あらゆる領域を聖書によって再解釈すべし


(1)
今の世界の土台は、カントの作った人間教という新興宗教である。

我々は、偽りの教育によって、この人間教が中立であり、公平であると教えられてきたが、実は偏っている。

この人間教は、「人間は、聖書啓示なしでも世界を正しく認識できる」という信仰に基づいている。

これはあくまでも信仰であって、客観的な証拠はない。

よく「神や霊、死後の世界を信じるなんて、非科学的だ」という人がいるが、まったくわかっていない。

人間教において、科学とは、現象の世界について知るための方法であって、叡智の世界については何も言えない。

この限界をするどく認識させたのはイギリスの経験論である。この経験論が提示した認識の限界を意識しながらカントは世界観を構築したので、本質的に、人間教では「神や霊、死後の世界については人間は何も分からない」と考える。

しかし、それだけでは人間は満足できない。倫理についてはどうか、とたずねる人々に対してカントは、こう述べた。

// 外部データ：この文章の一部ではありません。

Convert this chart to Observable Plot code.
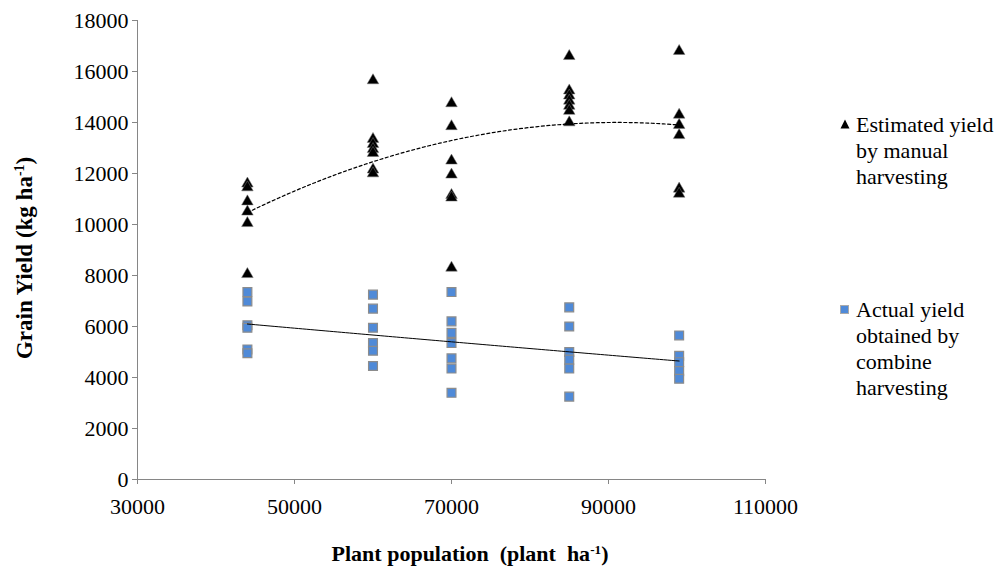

「不可知な領域については、人間が勝手に構築することができる」と。

つまり、「現象の世界については科学によって知ることができ、証拠もあるが、叡智界のような不可知な領域については、科学では知りえない。それならば、我々は満足できないので、人間が定義したもので補おう」と。

人間は、神や霊、死後の世界などを、「人間にとって意味のある限りにおいて有効」と決めた。

人間が人間のためにのみ勝手に世界を解釈したものだけを受け入れるということになった。

だから、カント以降、「倫理は人間が決定する」ということになった。

すべてが人間を中心に回る世界観、これが現代人が信じる宗教である。

そして、我々はあたかもそれが証明された事実であるかのように学校で教えられてきた。

しかし、これは証明なんかされていないのだ。あくまでも主観であり、循環論でしかない。

(2)
カント以降、世界のあらゆる領域が、この思想によって再解釈されてきた。

人間は神に代わって世界を再組織化できるという前提ですべてのことが認識されている。

我々、クリスチャンすらも、学校教育を通じてこの新興宗教を叩き込まれてきた。

だから、本当に偶像礼拝から解放されるには、この新興宗教の成り立ちや内容を理解していなければならない。

クリスチャンの中にも一生懸命ノンクリスチャンに神を証明しようとする人がいる。

聖書を理性によって再解釈するという試みも行われてきた。

しかし、大前提が間違っているから結果も間違う。

「人間から出発し、人間に帰る」というこの新興宗教の原理から我々は完全に解放されなければならない。

そのためには、人間という被造物でしかないものは認識の土台にならない、ということを理解すべきだ。

我々の認識の土台は聖書である。

「聖書から出発し、聖書に帰る」という原理を回復しなければならない。

万物の解釈を人間中心にではなく、創造主中心に変換しなければならない。

あらゆる領域の事柄を聖書によって解釈し直すことである。

政治・経済・文化あらゆる領域を聖書によって再解釈することこそ我々の目的としなければならない。